本日より東工大・東大GCOE「地球から地球たちへ」の特任助教になりました。
所属や居室はこれまでと同じですが、新たな気持ちで研究・教育に取り組んでいきたいと思います。
このGCOEプログラムのテーマは「生命を宿す惑星の総合科学」です。
また「地球から地球たちへ」という言葉には、「地球」(the Earth)に関する私たちの理解を、宇宙に存在する多くの「地球たち」(Earths)に拡張する、という思いが込められています。
地球惑星科学・生命科学・天文学の横断的分野結合によって、宇宙における惑星や生命の多様性を理解するという壮大なテーマに挑んでいきたいと思います。
個人的な研究・教育の方針について、提出した研究計画・抱負を以下に転載しておきます。
地球惑星科学・生命科学・天文学の分野横断的なアプローチにより、生命を宿す惑星の形成と進化に関する研究、および宇宙における生命進化の一般性・多様性に関する研究を行いたい。過去に上の3分野全てにおいて研究を行った実績があり、今後はそれらを総合することで、全く新しい学際的な研究を進めていくことが可能であると考えている。具体的には、大きく以下の3つの研究を行う予定である。
(1)太陽系外惑星系も含めた多様な惑星、特に地球型惑星の形成について:惑星形成論をもとにしたモンテカルロシミュレーションを行う。基本的な数値計算コードについては、既に過去の研究で作成済みである。今後は、本GCOEプログラム拠点リーダーの井田茂教授との共同研究により、原始惑星系円盤におけるスノーラインの移動を考慮した計算や、円盤内側での環境の違いによる多様な地球型惑星の作り分け、あるいは原始衛星系円盤における衛星形成の一般化など、ハビタブルプラネット(ハビタブルムーン)の形成と進化に重要なテーマについて、より詳細な研究を行いたい。
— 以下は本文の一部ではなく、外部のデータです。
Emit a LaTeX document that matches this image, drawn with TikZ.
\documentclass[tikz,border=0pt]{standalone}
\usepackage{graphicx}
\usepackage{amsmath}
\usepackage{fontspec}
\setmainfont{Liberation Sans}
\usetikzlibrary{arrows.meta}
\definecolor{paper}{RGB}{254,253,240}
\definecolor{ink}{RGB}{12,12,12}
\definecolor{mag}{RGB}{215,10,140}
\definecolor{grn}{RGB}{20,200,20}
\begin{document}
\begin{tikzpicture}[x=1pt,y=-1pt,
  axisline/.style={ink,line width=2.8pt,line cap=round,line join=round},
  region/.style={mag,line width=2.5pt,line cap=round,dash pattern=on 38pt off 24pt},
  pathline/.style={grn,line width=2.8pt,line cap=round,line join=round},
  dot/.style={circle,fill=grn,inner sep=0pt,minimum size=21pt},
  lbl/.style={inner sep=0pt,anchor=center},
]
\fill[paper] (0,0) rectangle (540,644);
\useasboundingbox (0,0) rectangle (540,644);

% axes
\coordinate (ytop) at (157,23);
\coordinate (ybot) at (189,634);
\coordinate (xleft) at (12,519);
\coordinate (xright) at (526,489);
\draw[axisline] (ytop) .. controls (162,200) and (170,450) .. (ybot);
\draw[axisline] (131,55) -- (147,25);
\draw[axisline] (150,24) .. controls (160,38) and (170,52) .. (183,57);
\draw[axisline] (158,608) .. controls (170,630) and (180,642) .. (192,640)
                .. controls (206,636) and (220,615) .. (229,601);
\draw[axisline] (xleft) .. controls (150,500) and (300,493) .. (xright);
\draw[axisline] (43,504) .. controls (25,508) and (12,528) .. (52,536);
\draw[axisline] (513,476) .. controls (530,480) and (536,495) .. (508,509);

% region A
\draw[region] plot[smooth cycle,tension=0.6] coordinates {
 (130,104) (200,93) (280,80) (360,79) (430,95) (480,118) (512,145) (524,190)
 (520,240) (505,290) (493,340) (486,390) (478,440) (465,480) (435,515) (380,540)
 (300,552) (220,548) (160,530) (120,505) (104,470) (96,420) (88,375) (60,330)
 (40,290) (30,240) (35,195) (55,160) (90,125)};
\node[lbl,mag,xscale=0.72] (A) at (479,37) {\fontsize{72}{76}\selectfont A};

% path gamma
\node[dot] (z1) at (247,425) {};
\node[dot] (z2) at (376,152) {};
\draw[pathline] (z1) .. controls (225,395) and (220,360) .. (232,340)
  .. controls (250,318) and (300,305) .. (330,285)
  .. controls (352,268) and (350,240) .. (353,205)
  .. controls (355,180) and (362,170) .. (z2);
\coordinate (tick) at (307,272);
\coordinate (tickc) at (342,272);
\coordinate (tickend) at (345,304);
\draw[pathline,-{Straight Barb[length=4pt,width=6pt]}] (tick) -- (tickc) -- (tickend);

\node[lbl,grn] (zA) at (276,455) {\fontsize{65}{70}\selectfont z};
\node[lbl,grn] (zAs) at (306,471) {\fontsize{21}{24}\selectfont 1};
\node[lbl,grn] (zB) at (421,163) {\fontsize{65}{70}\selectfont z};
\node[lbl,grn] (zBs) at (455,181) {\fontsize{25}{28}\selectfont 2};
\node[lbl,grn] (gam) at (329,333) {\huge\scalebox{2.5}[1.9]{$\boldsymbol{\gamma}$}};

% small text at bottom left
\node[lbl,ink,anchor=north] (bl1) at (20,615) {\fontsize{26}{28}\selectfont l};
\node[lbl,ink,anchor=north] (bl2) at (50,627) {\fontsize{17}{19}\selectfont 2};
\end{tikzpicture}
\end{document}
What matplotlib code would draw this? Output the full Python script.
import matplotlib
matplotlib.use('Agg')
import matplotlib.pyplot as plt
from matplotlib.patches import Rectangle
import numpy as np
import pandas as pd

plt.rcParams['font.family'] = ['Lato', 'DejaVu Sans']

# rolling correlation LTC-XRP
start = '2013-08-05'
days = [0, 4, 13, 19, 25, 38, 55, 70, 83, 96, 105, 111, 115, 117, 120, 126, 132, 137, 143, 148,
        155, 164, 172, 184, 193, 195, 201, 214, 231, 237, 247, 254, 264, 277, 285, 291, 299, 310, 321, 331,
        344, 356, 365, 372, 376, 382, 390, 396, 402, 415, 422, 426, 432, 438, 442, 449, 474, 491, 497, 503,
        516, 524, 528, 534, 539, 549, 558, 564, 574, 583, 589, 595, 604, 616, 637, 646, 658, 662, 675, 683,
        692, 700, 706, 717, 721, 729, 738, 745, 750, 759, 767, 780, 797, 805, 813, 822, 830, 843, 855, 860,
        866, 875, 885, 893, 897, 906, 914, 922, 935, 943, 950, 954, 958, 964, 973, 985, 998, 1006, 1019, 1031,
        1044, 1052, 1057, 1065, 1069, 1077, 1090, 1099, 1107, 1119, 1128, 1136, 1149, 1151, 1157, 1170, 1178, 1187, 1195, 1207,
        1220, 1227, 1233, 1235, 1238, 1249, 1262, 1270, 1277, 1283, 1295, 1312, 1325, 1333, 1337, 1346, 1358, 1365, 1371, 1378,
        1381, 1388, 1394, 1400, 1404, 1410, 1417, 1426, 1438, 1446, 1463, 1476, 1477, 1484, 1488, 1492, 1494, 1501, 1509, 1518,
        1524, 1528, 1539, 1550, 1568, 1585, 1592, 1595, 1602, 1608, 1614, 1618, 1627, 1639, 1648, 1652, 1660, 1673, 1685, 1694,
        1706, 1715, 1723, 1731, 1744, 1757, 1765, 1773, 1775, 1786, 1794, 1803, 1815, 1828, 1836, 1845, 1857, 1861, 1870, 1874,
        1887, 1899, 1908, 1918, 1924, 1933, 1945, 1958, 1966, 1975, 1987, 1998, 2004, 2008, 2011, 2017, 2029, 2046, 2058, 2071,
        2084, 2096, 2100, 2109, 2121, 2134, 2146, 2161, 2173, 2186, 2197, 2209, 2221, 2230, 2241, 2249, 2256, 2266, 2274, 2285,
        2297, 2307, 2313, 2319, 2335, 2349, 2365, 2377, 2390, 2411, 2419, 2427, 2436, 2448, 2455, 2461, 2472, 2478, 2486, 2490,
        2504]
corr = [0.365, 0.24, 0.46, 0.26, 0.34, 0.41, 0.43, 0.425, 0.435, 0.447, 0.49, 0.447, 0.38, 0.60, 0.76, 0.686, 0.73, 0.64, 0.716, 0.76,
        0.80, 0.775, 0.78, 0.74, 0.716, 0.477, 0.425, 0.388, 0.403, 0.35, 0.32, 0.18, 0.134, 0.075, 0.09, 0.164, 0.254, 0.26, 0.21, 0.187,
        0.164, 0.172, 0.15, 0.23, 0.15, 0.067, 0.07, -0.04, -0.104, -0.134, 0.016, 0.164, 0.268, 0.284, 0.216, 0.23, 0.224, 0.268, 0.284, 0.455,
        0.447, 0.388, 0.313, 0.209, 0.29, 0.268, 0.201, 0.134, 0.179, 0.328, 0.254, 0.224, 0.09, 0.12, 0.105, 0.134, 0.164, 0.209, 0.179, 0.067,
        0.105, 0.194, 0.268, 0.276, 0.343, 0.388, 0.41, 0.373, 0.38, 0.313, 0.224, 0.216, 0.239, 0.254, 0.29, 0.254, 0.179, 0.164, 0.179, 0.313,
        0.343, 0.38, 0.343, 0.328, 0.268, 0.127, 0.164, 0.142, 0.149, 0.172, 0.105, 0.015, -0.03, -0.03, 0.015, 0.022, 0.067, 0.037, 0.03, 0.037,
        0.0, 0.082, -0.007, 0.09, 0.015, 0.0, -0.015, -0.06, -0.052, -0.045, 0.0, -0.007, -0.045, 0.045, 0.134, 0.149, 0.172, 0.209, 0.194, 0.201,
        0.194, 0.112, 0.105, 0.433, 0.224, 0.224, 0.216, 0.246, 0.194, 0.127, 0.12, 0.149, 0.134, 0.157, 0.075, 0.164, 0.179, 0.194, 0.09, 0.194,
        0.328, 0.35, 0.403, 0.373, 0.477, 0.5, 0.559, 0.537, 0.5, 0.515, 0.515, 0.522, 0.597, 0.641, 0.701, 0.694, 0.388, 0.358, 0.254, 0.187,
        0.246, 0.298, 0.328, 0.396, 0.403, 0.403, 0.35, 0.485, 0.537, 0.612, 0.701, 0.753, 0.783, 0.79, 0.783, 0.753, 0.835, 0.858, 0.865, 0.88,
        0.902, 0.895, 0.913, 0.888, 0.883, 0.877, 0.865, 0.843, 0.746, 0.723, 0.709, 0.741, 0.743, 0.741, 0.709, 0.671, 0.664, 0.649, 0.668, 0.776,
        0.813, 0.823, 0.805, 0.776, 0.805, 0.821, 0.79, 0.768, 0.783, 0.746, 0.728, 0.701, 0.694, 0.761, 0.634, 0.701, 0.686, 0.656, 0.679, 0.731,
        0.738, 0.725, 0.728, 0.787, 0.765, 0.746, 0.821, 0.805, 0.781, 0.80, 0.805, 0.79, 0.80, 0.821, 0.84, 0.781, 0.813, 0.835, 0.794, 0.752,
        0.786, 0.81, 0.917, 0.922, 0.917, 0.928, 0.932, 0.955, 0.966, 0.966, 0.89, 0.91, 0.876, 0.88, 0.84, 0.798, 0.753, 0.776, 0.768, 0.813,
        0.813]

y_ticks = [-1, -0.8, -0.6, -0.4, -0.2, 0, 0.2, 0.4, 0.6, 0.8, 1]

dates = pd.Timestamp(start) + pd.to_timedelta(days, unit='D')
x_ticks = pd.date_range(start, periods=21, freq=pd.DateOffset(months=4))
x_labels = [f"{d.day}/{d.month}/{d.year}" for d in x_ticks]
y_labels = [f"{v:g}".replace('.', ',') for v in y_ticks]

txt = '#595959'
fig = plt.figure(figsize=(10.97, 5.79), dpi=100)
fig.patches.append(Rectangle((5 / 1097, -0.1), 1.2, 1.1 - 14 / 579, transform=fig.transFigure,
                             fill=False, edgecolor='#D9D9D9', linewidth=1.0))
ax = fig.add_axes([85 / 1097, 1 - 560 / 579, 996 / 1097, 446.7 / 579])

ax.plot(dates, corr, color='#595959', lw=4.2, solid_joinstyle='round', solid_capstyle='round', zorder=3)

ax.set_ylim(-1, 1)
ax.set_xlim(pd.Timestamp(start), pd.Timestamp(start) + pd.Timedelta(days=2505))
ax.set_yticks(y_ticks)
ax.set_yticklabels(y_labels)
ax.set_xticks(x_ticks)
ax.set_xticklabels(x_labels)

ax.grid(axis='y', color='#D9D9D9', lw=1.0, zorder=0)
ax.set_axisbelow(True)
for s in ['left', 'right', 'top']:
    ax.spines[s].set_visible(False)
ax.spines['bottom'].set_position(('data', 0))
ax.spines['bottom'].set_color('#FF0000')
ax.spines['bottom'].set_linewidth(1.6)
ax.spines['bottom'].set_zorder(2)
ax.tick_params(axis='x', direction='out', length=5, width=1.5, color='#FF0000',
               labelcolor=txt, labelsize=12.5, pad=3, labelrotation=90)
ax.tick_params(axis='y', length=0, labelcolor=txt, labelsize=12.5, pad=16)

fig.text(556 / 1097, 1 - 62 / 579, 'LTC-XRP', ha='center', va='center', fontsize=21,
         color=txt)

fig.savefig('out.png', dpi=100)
(2)地球型生命の基礎システムとしてのバクテリアの生態系について:数理生態学の基礎理論をもとにした数値計算を行う。バクテリアの生態系そのもの、あるいはバクテリアと周囲の環境との相互関係を記述できる「妥当な」数理モデルは未だ存在しない。過去の研究で動物と植物の相互関係をモデル化した経験をもとに、バクテリアの生態系、および生態系と環境との相互作用が記述可能な、より一般化された数理モデルを構築したい。また、本GCOEプログラム生命班の黒川顕教授との共同研究により、構築した数理モデルの実際のバクテリアの生態系への適用、および測定データからの数理モデルへのフィードバックを行い、現実の生態系を表現できるモデルの完成を目指したい。
(3)地球型惑星の表層環境進化と生態系進化の相関について:(1)の研究をもとに、形成された地球型惑星の表層環境、特に大気と水の量や成分について計算・議論する。また(2)の研究をもとに、惑星の表層環境と生態系の間の相互作用について計算・議論する。これらを総合し、惑星の表層環境の進化や変動が生態系の進化や変動に与える影響を調べ、宇宙における生命進化の一般性や多様性、あるいは特殊性を明らかにしたい。
一方、教育に関しては、本GCOEプログラムの研究教育に積極的に取り組み、他分野の学生との共同研究も行っていくことで、学際性・実行力・国際性を持ち、分野横断的な複合科学を切り拓く、広い視野を持った次世代研究者の育成に力を尽くしたい。また学部での講義や一般講演などを通し、本GCOEプログラムの成果をはじめとした惑星や生命に関する最新の知見、および学際的研究の魅力や重要性を伝えていく活動についても、積極的に携わっていきたいと考えている。
初心を忘れず、原点を見失わず、日々の研究教育活動に励んでいきます。